News Flash: Business Students Get Flashy New Building


By: Odessa Kelebay

Sure, it looks good now. But remember, in a month from now at 3am, somebody’s gonna be pissing on these shiny new walls.

Sure, it looks good now. But remember, in a month from now at 3am, somebody’s gonna be pissing on these shiny new walls.

Fang Su

September 5, 2012 was the grand opening of the building expansion to the Rotman School of Management.

Located on St. George, just north of Harbord, the 161, 500 square foot addition cost $92 million. Construction was funded by contributions from the government and from generous independent donors including Sandra and Joseph Rotman and Marcel Desautels.

The building was designed by the Canadian architectural firm KPMB Architects. Over the years KPMB has fostered a comfortable relationship with the university, this project being their sixth building on campus. They have also designed other notable expansions in Toronto such as the Royal Conservatory of Music, Roy Thomson Hall and the Gardiner Museum.

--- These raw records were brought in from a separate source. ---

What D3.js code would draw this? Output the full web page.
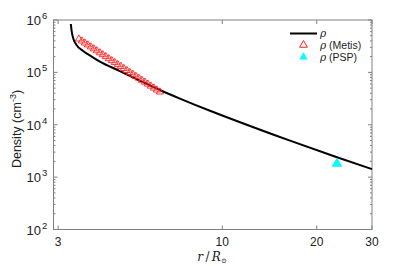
<!DOCTYPE html>
<html>
<head>
<meta charset="utf-8">
<script src="https://cdn.jsdelivr.net/npm/d3@7"></script>
<style>
  body { margin: 0; padding: 0; background: #fff; }
  text { font-family: "Liberation Sans", Arial, sans-serif; fill: #222; }
</style>
</head>
<body>
<script>
// model curve rho(r)
var modelR   = [3.293, 3.318, 3.349, 3.434, 3.604, 3.871, 4.075, 4.718, 5.478, 6.33, 7.33, 9.14, 10, 16.44, 23.2, 30];
var modelRho = [8.39e5, 5.78e5, 4.54e5, 3.33e5, 2.56e5, 1.94e5, 1.61e5, 1.06e5, 6.91e4, 4.61e4, 3.16e4, 1.85e4, 1.505e4, 4.97e3, 2.40e3, 1.42e3];

// Metis points
var metisR   = [3.493, 3.571, 3.650, 3.731, 3.814, 3.898, 3.985, 4.074, 4.164, 4.257, 4.352, 4.448, 4.547, 4.649,
                4.753, 4.859, 4.967, 5.077, 5.191, 5.307, 5.424, 5.546, 5.669, 5.795, 5.925, 6.057, 6.191, 6.330];
var metisRho = [4.34e5, 3.98e5, 3.65e5, 3.35e5, 3.07e5, 2.82e5, 2.59e5, 2.37e5, 2.18e5, 2.00e5, 1.83e5, 1.68e5, 1.54e5, 1.41e5,
                1.30e5, 1.19e5, 1.09e5, 1.00e5, 9.19e4, 8.43e4, 7.74e4, 7.10e4, 6.51e4, 5.97e4, 5.48e4, 5.03e4, 4.61e4, 4.23e4];

// PSP point
var pspR = [23.2];
var pspRho = [1.80e3];

var xTicks = [3, 10, 20, 30];
var yTicks = [1e2, 1e3, 1e4, 1e5, 1e6];
var yExp = ["2", "3", "4", "5", "6"];

var W = 411, H = 266;
var svg = d3.select("body").append("svg").attr("width", W).attr("height", H);

var x = d3.scaleLog().domain([2.9, 30]).range([53.5, 372]);
var y = d3.scaleLog().domain([1e2, 1e6]).range([229.5, 20]);

var axisCol = "#808080";

// frame
svg.append("rect")
  .attr("x", x.range()[0]).attr("y", y.range()[1])
  .attr("width", x.range()[1] - x.range()[0])
  .attr("height", y.range()[0] - y.range()[1])
  .attr("fill", "none").attr("stroke", axisCol).attr("stroke-width", 1);

// y minor + major ticks, left and right, pointing in
var yMinor = [];
for (var e = 2; e < 6; e++) {
  for (var k = 2; k <= 9; k++) yMinor.push(k * Math.pow(10, e));
}
var ticks = svg.append("g").attr("stroke", axisCol).attr("stroke-width", 1);
yMinor.forEach(function(v) {
  ticks.append("line").attr("x1", x.range()[0]).attr("x2", x.range()[0] + 2).attr("y1", y(v)).attr("y2", y(v));
  ticks.append("line").attr("x1", x.range()[1]).attr("x2", x.range()[1] - 2).attr("y1", y(v)).attr("y2", y(v));
});
yTicks.forEach(function(v) {
  ticks.append("line").attr("x1", x.range()[0]).attr("x2", x.range()[0] + 4).attr("y1", y(v)).attr("y2", y(v));
  ticks.append("line").attr("x1", x.range()[1]).attr("x2", x.range()[1] - 4).attr("y1", y(v)).attr("y2", y(v));
});
xTicks.forEach(function(v) {
  ticks.append("line").attr("x1", x(v)).attr("x2", x(v)).attr("y1", y.range()[0]).attr("y2", y.range()[0] - 4);
  ticks.append("line").attr("x1", x(v)).attr("x2", x(v)).attr("y1", y.range()[1]).attr("y2", y.range()[1] + 4);
});

// y tick labels  10^n
yTicks.forEach(function(v, i) {
  svg.append("text").attr("x", 41).attr("y", y(v) + 5)
    .attr("text-anchor", "end").style("font-size", "13px").text("10");
  svg.append("text").attr("x", 42).attr("y", y(v) - 1)
    .style("font-size", "9.5px").text(yExp[i]);
});

// x tick labels
xTicks.forEach(function(v) {
  svg.append("text").attr("x", x(v)).attr("y", 246)
    .attr("text-anchor", "middle").style("font-size", "12px").text(v);
});

// x axis title r/R_sun
var xt = svg.append("text").attr("x", 212).attr("y", 261).attr("text-anchor", "middle")
  .style("font-family", "'DejaVu Serif', 'Liberation Serif', serif").style("font-size", "12px").style("font-style", "italic");
xt.append("tspan").text("r");
xt.append("tspan").style("font-style", "normal").text("\u2009/\u2009");
xt.append("tspan").text("R");
xt.append("tspan").attr("dy", 1.5).style("font-size", "7px").style("font-style", "normal").text("\u2299");

// y axis title
var yt = svg.append("text").attr("transform", "translate(21,129) rotate(-90)")
  .attr("text-anchor", "middle").style("font-size", "12.5px");
yt.append("tspan").text("Density  (cm");
yt.append("tspan").attr("dy", -5).style("font-size", "9px").text("-3");
yt.append("tspan").attr("dy", 5).text(")");

// model line
var modelData = modelR.map(function(r, i) { return [r, modelRho[i]]; });
var line = d3.line()
  .x(function(d) { return x(d[0]); })
  .y(function(d) { return y(d[1]); })
  .curve(d3.curveMonotoneX);
svg.append("path").datum(modelData).attr("d", line)
  .attr("fill", "none").attr("stroke", "#000").attr("stroke-width", 2);

// Metis markers
var triUp = d3.symbol().type(d3.symbolTriangle).size(22);
svg.append("g").selectAll("path").data(metisR).enter().append("path")
  .attr("d", triUp)
  .attr("transform", function(d, i) { return "translate(" + x(d) + "," + y(metisRho[i]) + ")"; })
  .attr("fill", "none").attr("stroke", "#ff2020").attr("stroke-width", 0.9);

// PSP marker
svg.append("g").selectAll("path").data(pspR).enter().append("path")
  .attr("d", d3.symbol().type(d3.symbolTriangle).size(42))
  .attr("transform", function(d, i) { return "translate(" + x(d) + "," + y(pspRho[i]) + ")"; })
  .attr("fill", "#00ffff").attr("stroke", "#00e5e5").attr("stroke-width", 0.5);

// legend
var lg = svg.append("g");
lg.append("line").attr("x1", 290).attr("x2", 317).attr("y1", 33.5).attr("y2", 33.5)
  .attr("stroke", "#000").attr("stroke-width", 2);
lg.append("path").attr("d", d3.symbol().type(d3.symbolTriangle).size(26))
  .attr("transform", "translate(303.5,45)")
  .attr("fill", "none").attr("stroke", "#ff2020").attr("stroke-width", 1);
lg.append("path").attr("d", d3.symbol().type(d3.symbolTriangle).size(30))
  .attr("transform", "translate(303.5,57)")
  .attr("fill", "#00ffff");
var labels = ["", " (Metis)", " (PSP)"];
labels.forEach(function(s, i) {
  var t = lg.append("text").attr("x", 320).attr("y", 37 + i * 12).style("font-size", "10.5px");
  t.append("tspan").style("font-style", "italic").style("font-family", "'DejaVu Serif', serif").text("\u03c1");
  t.append("tspan").text(s);
});
</script>
</body>
</html>
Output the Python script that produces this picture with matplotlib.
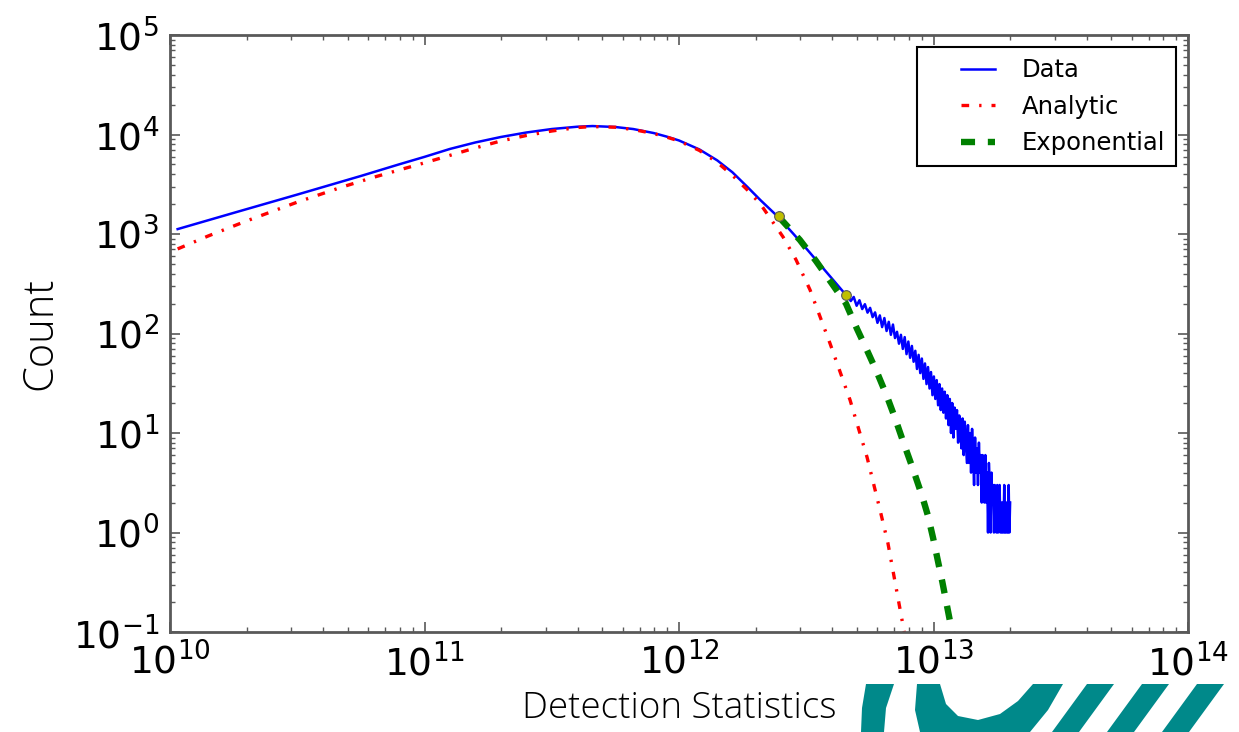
import matplotlib
matplotlib.use("Agg")
import matplotlib.pyplot as plt
from matplotlib.patches import Polygon
from matplotlib.lines import Line2D
from matplotlib.legend_handler import HandlerLine2D
import numpy as np

plt.rcParams["axes.unicode_minus"] = False

# smooth part of the measured distribution (log10 of detection statistic, count)
data_logx = [10.03, 10.25, 10.5, 10.75, 10.9, 11.0, 11.1, 11.2, 11.3, 11.4,
             11.5, 11.6, 11.66, 11.75, 11.82, 11.9, 11.95, 12.0, 12.08, 12.15,
             12.21, 12.27, 12.32, 12.39, 12.45, 12.5, 12.58, 12.656]
data_count = [1120, 1630, 2490, 3830, 5010, 5960, 7160, 8320, 9440, 10470,
              11350, 11970, 12160, 11890, 11350, 10350, 9550, 8710, 7080, 5500,
              4170, 2950, 2190, 1480, 1000, 716, 412, 244]

# noisy tail: linear bins from 4.6e12 to 2.0e13
tail_start = 4.6e12
tail_stop = 2.0e13
tail_count = [241, 212, 233, 190, 216, 176, 197, 162, 181, 146,
              163, 128, 152, 116, 143, 106, 131, 97, 123, 90,
              104, 79, 97, 70, 92, 62, 83, 57, 75, 52,
              67, 44, 61, 40, 56, 35, 50, 31, 46, 28,
              41, 24, 37, 22, 34, 19, 31, 17, 28, 16,
              26, 14, 24, 12, 22, 10, 20, 9, 18, 11,
              17, 8, 15, 10, 7, 14, 6, 13, 8, 5,
              12, 5, 10, 4, 11, 6, 3, 9, 4, 7,
              3, 8, 4, 6, 2, 6, 3, 2, 6, 2,
              4, 1, 5, 3, 1, 4, 2, 3, 1, 3,
              2, 1, 3, 1, 2, 3, 1, 2, 1, 2,
              1, 3, 1, 2, 1, 2, 1, 3, 1, 2]

analytic_logx = [10.03, 10.15, 10.3, 10.5, 10.676, 10.8, 10.9, 11.0, 11.1, 11.2,
                 11.3, 11.4, 11.5, 11.6, 11.66, 11.75, 11.82, 11.9, 11.95, 12.0,
                 12.08, 12.15, 12.21, 12.27, 12.32, 12.409, 12.46, 12.515, 12.593,
                 12.672, 12.739, 12.79, 12.821, 12.885, 12.9]
analytic_count = [708, 955, 1350, 2090, 2965, 3715, 4395, 5190, 6170, 7330,
                  8610, 9770, 10840, 11750, 12020, 11830, 11220, 10230, 9440, 8610,
                  6920, 5250, 3890, 2750, 2000, 933, 550, 274, 80,
                  21.5, 5.7, 1.68, 0.78, 0.1, 0.056]

expo_logx = [12.393, 12.475, 12.538, 12.593, 12.656, 12.699, 12.739, 12.778, 12.817,
             12.849, 12.88, 12.919, 12.955, 12.978, 12.998, 13.035, 13.073, 13.09]
expo_count = [1479, 871, 537, 339, 200, 112, 67.6, 40.7, 23.4,
              14.1, 8.3, 4.37, 2.34, 1.48, 0.89, 0.316, 0.1, 0.056]

fit_x = [2.47e12, 4.53e12]
fit_y = [1500, 244]

W, H = 1239, 732
fig = plt.figure(figsize=(W / 100, H / 100), dpi=100)
ax = fig.add_axes([170 / W, 1 - 632 / H, 1018 / W, 597 / H])

tail_x = np.linspace(tail_start, tail_stop, len(tail_count))
x_all = np.concatenate([10 ** np.array(data_logx), tail_x])
y_all = np.concatenate([data_count, tail_count])

ax.plot(x_all, y_all, color="blue", lw=1.8, label="Data")
ax.plot(10 ** np.array(analytic_logx), analytic_count, color="red", lw=2.4,
        linestyle=(0, (2.3, 3.0, 0.7, 3.0)), label="Analytic")
ax.plot(10 ** np.array(expo_logx), expo_count, color="green", lw=4.6,
        linestyle=(0, (2.2, 2.0)), label="Exponential")
ax.plot(fit_x, fit_y, "o", color="y", markeredgecolor="0.35", markersize=7,
        markeredgewidth=0.8, zorder=5)

ax.set_xscale("log")
ax.set_yscale("log")
ax.set_xlim(1e10, 1e14)
ax.set_ylim(0.1, 1e5)

for s in ax.spines.values():
    s.set_color("0.35")
    s.set_linewidth(2)
ax.tick_params(which="both", direction="in", top=True, right=True, color="0.35")
ax.tick_params(which="major", length=7, width=1.2, labelsize=27, pad=8)
ax.tick_params(which="minor", length=3.5, width=1)

lab_font = dict(family=["Open Sans", "DejaVu Sans"], fontweight="light")
ax.set_ylabel("Count", fontsize=30, labelpad=8, **lab_font)
ax.set_xlabel("Detection Statistics", fontsize=26.5, labelpad=5, **lab_font)

leg = ax.legend(loc="upper right", fontsize=17.5, fancybox=False, framealpha=1,
                edgecolor="black", handlelength=2.76, handletextpad=1.11,
                borderpad=0.45, labelspacing=0.52, borderaxespad=0.5,
                handler_map={Line2D: HandlerLine2D(xpad=1.36)})
leg.get_frame().set_linewidth(1.5)


# teal logo in the lower right corner
def px(points):
    return [(x / W, 1 - y / H) for x, y in points]


teal = "#00898a"
logo = [
    [(866, 684), (894, 684), (886, 708), (884, 732), (861, 732), (862, 708)],
    [(917, 684), (915, 710), (920, 732), (1030, 732), (1048, 710), (1063, 684),
     (1033, 684), (1018, 701), (1000, 714), (978, 720), (958, 716), (946, 704),
     (940, 684)],
]
for left in [1087, 1142, 1197]:
    logo.append([(left, 684), (left + 27, 684), (left - 8, 732), (left - 35, 732)])
for shape in logo:
    fig.add_artist(Polygon(px(shape), closed=True, transform=fig.transFigure,
                           facecolor=teal, edgecolor="none"))

fig.savefig("out.png", dpi=100)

Horizontally integrated into the existing Rotman building, which was constucted in 1995, the much-needed expansion provides seven new lecture spaces (including a 500-seat lecture hall and event space) and 790 full-size lockers for students, as well as 70 new group study spaces. The nine-story building also incorporates a 19th century heritage residence, which now functions as the hub for PhD programs at Rotman.

In the general press release the University of Toronto president David Naylor stated that the new building,“Will provide more of the best tools available to help ensure the success of our students. And this in turn, through their creativity and leadership as Rotman alumni, will help ensure the success of our society.”

The building earned a Silver LEED certification for its sustainable and environmentally conscious design. The use of glass allows for plenty of natural light and the building is crowned with accessible rooftop gardens. In addition, 35 per cent of the materials used in the construction of the addition were collected from local producers.

The subdued black glass of the exterior of the building contrasts with its open and bright interior. Inside, a large fuchsia staircase ascends through the atrium along dramatic lines and adds a slash of vibrancy to the interior core of the building. The hallways — finished with sturdy materials in a crisp industrial palate — are comfortably futuristic while the west-facing windows are sun-soaked and give high-value views of the city, allowing the space to feel open to creative and inspired outside influences.

The transparency, seriousness and rigor of the architecture effectively uses the built form to reflect the consistent standards of the business milieu the students seek to join.

With U of T’s business school one of the university’s fastest growing faculties, the expansion is both a functional and architectural success that should prove to be a center of innovative thinking for generations to come.